- Prompt: Note each line that includes the word "this". Copy those lines.

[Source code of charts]
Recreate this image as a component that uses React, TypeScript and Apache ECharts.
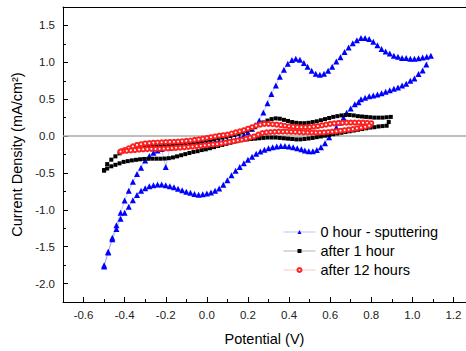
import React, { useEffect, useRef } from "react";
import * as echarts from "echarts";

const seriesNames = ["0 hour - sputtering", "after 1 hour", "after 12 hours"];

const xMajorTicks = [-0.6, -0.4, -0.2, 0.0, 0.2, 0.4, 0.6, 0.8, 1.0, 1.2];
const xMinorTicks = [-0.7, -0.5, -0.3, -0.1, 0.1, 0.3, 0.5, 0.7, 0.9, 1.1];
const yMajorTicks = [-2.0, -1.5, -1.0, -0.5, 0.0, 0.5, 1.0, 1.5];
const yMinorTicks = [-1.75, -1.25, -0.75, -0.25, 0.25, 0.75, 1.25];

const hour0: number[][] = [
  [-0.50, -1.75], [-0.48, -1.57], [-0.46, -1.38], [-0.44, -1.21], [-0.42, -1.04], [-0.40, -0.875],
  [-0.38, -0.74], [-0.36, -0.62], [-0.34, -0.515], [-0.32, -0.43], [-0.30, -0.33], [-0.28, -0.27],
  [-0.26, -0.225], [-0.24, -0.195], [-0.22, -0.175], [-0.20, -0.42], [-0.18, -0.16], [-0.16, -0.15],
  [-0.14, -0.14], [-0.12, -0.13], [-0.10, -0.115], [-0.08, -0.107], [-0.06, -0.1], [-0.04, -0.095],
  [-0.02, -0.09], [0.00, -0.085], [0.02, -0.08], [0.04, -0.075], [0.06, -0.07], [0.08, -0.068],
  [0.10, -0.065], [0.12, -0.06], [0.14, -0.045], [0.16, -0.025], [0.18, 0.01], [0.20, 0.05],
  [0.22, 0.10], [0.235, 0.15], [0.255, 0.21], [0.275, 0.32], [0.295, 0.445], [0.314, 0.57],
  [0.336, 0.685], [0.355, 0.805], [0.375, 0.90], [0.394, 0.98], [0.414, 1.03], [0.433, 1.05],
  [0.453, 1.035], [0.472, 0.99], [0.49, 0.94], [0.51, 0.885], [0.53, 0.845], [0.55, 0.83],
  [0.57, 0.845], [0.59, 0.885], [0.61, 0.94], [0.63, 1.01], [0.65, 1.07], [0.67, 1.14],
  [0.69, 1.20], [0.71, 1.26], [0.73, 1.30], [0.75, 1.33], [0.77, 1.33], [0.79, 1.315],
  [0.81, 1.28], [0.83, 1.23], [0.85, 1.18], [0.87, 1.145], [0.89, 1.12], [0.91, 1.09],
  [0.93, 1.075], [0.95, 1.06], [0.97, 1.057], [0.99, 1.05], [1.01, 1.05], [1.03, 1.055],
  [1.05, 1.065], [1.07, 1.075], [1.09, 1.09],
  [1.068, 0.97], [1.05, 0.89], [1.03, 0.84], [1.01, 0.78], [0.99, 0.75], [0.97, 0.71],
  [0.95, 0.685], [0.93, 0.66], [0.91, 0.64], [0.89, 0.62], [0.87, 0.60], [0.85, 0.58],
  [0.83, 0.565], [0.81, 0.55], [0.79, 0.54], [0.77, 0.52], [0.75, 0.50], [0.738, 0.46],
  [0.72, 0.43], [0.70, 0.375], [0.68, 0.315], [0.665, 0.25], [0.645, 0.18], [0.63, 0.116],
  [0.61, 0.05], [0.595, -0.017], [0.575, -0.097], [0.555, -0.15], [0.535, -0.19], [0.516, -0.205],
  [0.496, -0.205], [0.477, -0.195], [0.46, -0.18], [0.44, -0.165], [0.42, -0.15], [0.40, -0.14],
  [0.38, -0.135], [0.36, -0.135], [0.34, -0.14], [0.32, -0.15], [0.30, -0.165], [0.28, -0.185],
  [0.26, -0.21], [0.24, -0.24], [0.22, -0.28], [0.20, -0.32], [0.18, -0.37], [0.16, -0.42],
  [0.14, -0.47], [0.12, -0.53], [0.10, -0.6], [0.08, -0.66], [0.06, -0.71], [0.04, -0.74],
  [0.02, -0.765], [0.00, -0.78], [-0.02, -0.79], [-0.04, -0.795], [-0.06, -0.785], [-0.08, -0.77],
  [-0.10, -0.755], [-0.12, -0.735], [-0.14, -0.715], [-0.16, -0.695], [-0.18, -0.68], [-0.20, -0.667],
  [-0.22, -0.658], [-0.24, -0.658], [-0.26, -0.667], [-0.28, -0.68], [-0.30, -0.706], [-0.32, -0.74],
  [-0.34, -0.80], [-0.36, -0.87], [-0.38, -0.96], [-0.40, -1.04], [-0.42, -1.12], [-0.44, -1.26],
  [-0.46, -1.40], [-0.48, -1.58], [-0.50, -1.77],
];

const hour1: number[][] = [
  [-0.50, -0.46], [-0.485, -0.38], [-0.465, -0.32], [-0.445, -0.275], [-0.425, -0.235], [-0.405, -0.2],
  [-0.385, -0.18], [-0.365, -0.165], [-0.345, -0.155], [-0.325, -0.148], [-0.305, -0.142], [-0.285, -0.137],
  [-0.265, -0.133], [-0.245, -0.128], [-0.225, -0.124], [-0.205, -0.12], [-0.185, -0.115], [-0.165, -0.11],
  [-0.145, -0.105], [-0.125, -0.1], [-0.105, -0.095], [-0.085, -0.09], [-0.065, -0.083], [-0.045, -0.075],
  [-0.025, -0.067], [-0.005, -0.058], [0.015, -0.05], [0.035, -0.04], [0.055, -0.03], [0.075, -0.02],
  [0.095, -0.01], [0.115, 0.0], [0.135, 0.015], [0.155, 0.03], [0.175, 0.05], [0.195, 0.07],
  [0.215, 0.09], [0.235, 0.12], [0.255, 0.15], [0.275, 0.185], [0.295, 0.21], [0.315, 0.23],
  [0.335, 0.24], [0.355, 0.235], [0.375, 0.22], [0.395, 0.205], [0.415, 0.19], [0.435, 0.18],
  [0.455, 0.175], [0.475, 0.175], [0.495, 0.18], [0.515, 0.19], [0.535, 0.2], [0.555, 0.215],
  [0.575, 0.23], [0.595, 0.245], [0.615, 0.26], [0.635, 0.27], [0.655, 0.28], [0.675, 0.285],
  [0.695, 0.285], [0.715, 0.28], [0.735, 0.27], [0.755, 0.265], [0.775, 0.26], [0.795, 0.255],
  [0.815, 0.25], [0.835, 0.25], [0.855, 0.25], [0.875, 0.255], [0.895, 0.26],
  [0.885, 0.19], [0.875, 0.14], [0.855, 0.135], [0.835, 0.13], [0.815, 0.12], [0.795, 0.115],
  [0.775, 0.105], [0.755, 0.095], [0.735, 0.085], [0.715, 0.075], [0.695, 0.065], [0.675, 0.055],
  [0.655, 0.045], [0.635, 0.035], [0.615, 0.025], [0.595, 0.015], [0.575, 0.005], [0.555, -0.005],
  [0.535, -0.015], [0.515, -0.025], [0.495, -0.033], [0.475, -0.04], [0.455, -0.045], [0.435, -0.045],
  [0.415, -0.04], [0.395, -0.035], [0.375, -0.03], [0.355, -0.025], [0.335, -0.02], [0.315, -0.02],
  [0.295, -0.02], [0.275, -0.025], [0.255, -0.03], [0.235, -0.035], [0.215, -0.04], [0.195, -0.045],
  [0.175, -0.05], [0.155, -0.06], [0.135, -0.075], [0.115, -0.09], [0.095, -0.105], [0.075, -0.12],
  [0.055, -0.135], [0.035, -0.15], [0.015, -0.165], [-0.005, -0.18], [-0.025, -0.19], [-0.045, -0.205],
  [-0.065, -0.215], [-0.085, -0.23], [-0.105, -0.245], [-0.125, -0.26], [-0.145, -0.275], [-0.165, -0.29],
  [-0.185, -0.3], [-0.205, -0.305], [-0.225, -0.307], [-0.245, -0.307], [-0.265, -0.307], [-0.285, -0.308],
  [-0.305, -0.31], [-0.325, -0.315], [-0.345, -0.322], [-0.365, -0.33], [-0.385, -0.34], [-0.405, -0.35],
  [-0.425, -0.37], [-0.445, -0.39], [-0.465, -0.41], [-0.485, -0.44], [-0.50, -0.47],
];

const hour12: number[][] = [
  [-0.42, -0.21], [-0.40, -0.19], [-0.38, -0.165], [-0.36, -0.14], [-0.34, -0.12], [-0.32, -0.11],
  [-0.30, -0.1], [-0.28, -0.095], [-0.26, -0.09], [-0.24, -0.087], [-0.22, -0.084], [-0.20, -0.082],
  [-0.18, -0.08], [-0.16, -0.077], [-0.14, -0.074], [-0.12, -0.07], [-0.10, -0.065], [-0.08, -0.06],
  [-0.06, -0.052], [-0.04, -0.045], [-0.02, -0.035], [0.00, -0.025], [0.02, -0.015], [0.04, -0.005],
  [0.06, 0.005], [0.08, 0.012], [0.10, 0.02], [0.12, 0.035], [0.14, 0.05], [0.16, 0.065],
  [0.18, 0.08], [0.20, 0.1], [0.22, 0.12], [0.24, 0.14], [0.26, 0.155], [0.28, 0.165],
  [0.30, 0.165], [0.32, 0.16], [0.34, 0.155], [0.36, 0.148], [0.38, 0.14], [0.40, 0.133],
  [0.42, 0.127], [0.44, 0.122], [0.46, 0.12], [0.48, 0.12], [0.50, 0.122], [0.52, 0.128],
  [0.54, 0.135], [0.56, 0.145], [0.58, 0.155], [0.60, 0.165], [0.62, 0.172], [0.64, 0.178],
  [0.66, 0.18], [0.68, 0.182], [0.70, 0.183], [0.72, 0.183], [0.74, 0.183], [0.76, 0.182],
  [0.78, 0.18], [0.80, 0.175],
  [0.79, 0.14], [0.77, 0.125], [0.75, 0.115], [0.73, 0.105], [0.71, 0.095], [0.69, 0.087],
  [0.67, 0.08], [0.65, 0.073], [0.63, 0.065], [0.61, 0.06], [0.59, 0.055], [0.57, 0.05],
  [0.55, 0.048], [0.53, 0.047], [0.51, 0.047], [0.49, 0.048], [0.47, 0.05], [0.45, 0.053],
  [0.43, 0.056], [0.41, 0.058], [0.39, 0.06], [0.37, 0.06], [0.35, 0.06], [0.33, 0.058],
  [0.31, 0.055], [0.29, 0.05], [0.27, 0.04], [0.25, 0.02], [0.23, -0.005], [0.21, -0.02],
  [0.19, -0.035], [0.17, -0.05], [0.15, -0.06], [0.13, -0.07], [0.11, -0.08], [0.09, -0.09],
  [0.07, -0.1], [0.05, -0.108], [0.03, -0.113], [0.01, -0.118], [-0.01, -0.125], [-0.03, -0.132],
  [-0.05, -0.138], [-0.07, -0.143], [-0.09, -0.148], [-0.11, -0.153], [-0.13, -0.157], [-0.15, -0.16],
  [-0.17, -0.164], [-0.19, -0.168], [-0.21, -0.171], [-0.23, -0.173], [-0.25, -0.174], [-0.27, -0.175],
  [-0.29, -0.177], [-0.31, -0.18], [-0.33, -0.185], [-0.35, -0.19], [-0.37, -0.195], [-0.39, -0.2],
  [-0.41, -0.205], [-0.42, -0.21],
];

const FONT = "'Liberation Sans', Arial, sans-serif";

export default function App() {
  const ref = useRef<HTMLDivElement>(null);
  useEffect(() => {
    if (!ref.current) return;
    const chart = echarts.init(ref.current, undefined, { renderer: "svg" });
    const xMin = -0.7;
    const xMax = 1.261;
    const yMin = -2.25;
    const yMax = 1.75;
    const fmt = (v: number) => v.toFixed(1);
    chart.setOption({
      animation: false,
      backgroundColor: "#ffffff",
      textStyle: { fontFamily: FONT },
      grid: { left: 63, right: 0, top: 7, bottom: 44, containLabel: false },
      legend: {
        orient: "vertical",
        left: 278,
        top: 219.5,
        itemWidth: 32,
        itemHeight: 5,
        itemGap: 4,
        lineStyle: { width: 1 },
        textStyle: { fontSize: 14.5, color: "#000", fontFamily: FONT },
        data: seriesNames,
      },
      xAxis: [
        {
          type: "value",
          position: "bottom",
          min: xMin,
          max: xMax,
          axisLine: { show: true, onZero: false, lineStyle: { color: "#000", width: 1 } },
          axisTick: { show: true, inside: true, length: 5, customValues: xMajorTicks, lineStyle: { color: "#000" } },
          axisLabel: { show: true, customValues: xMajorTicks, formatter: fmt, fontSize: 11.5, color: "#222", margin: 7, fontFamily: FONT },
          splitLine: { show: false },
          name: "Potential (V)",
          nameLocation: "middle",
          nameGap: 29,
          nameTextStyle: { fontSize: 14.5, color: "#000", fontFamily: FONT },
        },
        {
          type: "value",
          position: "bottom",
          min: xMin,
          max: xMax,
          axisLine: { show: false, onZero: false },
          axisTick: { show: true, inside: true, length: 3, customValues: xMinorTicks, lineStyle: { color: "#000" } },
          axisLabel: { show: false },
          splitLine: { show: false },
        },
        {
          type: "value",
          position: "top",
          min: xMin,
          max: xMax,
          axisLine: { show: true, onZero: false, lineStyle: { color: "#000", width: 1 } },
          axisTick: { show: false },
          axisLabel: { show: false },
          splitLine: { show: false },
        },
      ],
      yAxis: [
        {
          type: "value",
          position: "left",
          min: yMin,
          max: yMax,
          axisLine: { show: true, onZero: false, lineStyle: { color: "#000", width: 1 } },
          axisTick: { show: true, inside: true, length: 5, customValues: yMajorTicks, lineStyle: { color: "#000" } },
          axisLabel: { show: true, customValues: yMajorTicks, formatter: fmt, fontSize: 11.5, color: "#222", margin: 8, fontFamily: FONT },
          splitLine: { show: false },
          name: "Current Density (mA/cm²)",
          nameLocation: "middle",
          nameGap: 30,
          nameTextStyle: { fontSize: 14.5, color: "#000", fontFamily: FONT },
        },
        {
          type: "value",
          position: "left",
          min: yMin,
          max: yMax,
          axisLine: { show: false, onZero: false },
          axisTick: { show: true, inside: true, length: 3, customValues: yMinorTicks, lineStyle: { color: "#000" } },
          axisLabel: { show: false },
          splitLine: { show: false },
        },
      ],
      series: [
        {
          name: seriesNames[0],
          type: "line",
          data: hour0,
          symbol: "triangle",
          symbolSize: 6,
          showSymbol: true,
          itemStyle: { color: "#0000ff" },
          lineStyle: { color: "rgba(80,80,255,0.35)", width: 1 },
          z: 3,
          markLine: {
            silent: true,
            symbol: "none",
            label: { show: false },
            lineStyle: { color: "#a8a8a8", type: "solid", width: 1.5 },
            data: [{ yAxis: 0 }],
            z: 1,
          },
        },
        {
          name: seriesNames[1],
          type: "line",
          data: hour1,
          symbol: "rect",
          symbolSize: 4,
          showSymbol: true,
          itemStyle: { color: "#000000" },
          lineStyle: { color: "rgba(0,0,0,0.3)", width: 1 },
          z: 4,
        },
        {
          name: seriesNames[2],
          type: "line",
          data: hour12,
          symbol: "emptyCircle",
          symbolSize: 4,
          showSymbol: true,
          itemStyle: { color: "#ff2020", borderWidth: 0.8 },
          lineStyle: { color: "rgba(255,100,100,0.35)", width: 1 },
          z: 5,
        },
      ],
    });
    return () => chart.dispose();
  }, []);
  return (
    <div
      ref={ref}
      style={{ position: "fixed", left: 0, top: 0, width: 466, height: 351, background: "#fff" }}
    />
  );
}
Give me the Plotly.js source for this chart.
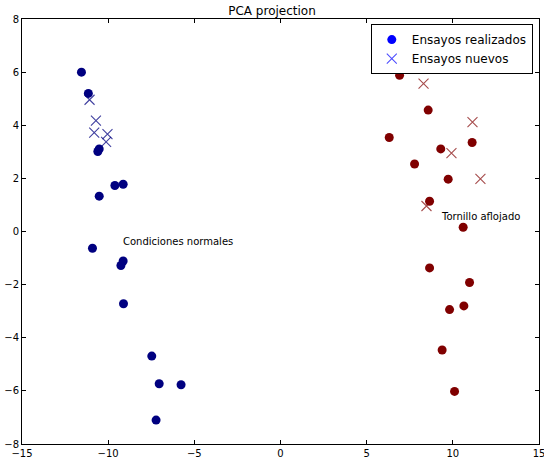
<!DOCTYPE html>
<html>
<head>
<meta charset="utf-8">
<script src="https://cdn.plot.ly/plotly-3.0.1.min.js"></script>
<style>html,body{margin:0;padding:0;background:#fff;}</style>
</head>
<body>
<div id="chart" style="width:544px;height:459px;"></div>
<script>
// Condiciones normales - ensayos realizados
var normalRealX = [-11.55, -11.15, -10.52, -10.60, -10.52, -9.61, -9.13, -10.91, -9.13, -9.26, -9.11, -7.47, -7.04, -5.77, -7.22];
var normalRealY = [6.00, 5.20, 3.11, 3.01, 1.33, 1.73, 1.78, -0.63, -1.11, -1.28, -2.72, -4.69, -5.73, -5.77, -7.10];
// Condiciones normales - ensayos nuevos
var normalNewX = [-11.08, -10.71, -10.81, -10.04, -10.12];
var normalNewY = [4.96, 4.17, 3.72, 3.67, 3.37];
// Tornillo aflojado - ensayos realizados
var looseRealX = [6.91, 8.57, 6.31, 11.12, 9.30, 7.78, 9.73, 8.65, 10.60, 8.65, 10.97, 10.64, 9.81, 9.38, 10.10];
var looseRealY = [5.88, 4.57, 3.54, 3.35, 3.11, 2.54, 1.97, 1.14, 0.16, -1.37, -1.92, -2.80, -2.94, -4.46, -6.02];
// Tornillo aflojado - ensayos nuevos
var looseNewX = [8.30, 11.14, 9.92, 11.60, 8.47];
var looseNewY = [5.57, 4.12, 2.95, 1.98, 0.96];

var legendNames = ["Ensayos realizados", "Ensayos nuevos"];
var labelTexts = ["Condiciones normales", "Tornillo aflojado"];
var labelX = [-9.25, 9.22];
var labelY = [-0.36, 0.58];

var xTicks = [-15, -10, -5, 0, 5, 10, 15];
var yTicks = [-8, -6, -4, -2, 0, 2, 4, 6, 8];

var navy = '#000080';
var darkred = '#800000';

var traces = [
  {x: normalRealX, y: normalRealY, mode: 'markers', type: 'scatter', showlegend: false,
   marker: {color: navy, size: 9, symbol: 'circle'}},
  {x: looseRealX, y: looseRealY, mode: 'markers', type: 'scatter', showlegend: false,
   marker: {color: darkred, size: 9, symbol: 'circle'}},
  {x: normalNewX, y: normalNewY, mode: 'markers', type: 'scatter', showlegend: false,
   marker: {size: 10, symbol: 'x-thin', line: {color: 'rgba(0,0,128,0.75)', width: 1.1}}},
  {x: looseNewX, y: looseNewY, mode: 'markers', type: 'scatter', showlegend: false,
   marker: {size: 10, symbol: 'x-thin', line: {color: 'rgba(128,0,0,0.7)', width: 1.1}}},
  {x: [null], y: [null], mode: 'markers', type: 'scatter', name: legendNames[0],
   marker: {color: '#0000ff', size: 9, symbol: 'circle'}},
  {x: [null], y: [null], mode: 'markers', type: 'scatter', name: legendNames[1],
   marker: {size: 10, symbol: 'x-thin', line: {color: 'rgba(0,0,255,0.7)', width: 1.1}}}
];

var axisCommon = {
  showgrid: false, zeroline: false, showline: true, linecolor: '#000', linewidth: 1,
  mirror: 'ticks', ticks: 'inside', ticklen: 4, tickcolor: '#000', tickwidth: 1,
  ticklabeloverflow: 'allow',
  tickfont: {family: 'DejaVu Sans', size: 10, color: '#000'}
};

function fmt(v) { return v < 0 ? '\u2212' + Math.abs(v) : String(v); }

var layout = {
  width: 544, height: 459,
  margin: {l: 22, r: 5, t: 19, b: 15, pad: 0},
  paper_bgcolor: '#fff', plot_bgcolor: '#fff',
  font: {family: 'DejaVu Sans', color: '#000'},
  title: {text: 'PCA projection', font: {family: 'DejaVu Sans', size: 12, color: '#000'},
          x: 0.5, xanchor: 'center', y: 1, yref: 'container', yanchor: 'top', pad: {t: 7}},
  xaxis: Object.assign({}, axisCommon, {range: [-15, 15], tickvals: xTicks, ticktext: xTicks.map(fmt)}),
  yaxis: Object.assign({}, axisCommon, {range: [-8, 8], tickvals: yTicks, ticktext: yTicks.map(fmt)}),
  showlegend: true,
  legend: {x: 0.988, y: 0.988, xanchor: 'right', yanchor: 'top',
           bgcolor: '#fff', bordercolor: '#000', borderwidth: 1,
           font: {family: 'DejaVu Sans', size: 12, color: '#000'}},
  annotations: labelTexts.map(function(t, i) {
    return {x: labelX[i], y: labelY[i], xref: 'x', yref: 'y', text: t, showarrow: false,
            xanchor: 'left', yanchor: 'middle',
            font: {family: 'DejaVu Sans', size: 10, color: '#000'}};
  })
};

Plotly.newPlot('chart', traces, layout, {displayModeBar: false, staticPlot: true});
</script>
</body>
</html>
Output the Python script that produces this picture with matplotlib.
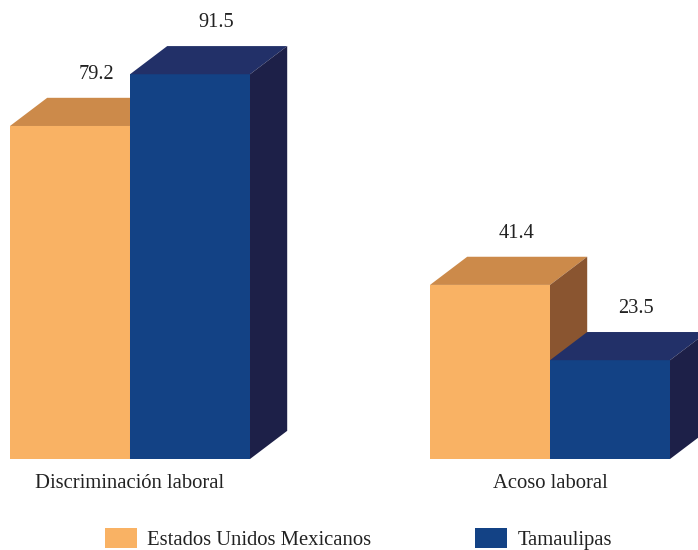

- Result:
Recreate this image as a component that uses React, TypeScript and Apache ECharts.
Give me the Plotly.js source for this chart.
Output the Python script that produces this picture with matplotlib.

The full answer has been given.